▶ Dataset records

%%

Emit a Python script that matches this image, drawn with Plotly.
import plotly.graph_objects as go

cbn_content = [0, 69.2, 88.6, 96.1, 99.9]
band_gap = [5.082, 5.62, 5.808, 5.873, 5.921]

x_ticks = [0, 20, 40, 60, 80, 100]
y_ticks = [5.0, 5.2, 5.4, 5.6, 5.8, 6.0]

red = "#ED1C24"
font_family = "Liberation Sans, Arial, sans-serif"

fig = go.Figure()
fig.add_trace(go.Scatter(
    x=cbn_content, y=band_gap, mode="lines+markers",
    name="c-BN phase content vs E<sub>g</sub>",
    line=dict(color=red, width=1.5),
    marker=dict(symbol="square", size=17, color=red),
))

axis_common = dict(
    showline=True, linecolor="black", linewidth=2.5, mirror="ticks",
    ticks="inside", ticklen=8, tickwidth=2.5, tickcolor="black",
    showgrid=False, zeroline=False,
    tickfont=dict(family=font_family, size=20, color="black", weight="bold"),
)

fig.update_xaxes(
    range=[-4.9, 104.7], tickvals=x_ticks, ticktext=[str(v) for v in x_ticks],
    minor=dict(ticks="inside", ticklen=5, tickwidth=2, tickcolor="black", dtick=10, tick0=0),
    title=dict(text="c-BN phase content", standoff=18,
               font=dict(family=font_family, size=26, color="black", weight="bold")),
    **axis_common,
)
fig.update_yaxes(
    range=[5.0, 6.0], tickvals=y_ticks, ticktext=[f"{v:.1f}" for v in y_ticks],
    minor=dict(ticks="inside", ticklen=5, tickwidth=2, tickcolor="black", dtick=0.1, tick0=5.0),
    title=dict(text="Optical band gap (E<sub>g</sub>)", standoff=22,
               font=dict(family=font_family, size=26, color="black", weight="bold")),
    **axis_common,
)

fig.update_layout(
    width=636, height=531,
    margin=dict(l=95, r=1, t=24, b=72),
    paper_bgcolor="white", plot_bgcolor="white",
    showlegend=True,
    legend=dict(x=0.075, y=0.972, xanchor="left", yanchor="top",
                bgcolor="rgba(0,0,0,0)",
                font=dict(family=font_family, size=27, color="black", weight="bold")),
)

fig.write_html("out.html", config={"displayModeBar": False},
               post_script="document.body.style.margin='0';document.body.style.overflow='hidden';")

%%
%%

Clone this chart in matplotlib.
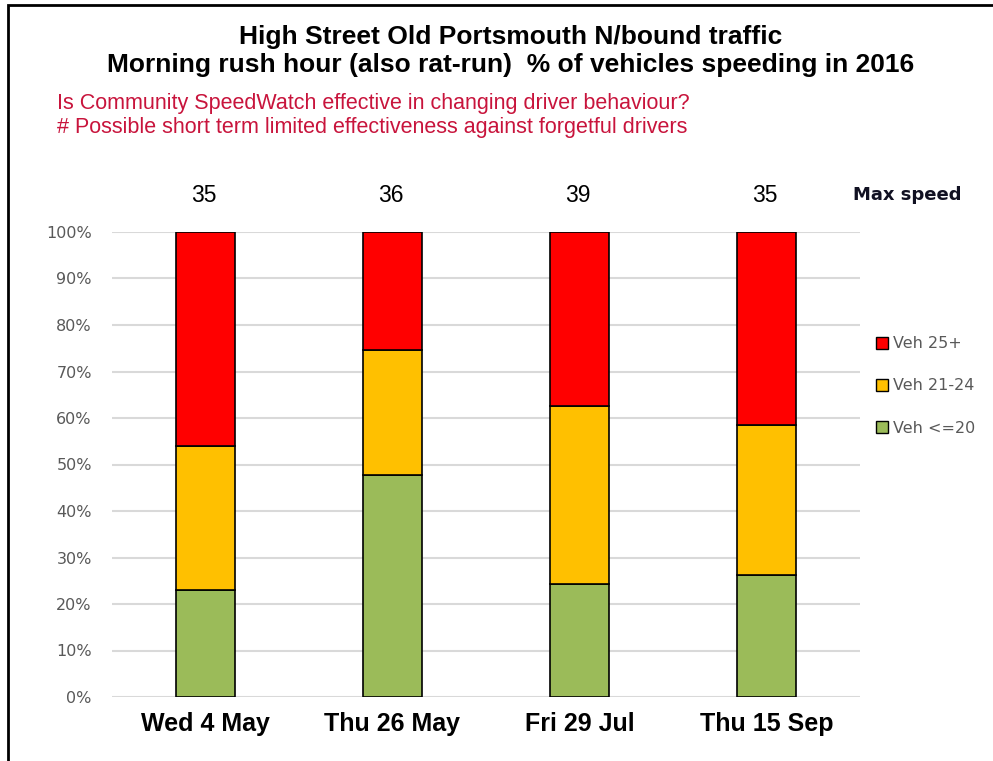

%%
%%

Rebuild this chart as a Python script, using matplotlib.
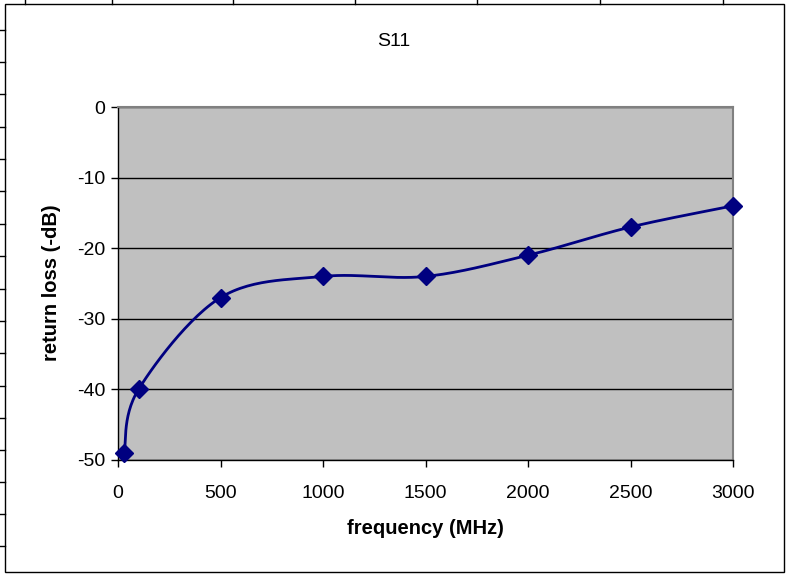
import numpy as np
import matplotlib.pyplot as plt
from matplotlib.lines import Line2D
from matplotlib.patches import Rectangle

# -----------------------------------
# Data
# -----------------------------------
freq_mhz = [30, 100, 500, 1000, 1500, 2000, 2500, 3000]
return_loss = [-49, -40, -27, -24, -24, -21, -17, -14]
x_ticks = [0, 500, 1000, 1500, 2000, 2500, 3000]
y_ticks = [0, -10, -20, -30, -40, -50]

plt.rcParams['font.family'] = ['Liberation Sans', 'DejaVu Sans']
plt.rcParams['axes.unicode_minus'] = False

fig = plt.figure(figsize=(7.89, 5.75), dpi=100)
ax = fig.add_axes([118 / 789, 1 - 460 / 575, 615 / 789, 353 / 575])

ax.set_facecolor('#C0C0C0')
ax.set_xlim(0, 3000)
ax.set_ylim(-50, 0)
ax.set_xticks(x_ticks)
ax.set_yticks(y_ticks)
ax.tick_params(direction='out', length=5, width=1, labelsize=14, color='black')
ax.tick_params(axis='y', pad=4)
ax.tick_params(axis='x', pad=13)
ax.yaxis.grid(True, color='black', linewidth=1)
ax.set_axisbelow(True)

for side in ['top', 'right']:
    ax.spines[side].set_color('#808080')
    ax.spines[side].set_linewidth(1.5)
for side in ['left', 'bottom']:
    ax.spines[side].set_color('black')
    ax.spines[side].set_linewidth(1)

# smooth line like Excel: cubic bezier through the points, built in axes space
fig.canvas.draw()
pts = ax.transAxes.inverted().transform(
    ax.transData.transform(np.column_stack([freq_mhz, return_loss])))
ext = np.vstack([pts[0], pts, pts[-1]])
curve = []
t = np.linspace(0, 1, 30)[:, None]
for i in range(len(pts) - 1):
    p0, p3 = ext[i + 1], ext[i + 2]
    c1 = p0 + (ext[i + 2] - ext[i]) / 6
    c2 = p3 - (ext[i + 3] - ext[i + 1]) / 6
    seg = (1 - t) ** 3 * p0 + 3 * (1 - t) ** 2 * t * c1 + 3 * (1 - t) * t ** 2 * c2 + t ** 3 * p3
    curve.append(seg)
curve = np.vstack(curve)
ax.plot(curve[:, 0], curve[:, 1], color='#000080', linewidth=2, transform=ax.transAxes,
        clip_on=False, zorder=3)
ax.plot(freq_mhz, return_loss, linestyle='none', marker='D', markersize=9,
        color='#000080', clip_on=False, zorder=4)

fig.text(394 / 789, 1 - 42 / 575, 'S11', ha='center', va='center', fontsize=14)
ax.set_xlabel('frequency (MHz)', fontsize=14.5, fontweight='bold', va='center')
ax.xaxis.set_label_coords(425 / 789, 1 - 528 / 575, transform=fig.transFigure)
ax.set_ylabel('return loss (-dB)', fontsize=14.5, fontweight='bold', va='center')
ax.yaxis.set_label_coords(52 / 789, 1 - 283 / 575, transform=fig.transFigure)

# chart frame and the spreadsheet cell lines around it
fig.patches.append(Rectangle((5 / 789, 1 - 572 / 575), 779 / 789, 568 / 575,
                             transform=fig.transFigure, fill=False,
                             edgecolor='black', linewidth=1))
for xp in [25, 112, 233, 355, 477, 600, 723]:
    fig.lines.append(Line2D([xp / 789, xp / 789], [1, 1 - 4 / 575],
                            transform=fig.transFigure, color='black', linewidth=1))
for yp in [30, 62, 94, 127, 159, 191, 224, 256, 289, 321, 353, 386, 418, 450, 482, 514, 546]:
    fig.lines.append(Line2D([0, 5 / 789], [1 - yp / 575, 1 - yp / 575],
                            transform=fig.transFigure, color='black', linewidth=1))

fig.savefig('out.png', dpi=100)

%%

Keep to the stretch from the line containing "Rebuild this chart" through the line containing "plt.rcParams['axes.unicode_minus'] = False", both ends included, and copy it exactly from the listing above, minus the pictures.

▶ Answer to this exercise
Rebuild this chart as a Python script, using matplotlib.
import numpy as np
import matplotlib.pyplot as plt
from matplotlib.lines import Line2D
from matplotlib.patches import Rectangle

# -----------------------------------
# Data
# -----------------------------------
freq_mhz = [30, 100, 500, 1000, 1500, 2000, 2500, 3000]
return_loss = [-49, -40, -27, -24, -24, -21, -17, -14]
x_ticks = [0, 500, 1000, 1500, 2000, 2500, 3000]
y_ticks = [0, -10, -20, -30, -40, -50]

plt.rcParams['font.family'] = ['Liberation Sans', 'DejaVu Sans']
plt.rcParams['axes.unicode_minus'] = False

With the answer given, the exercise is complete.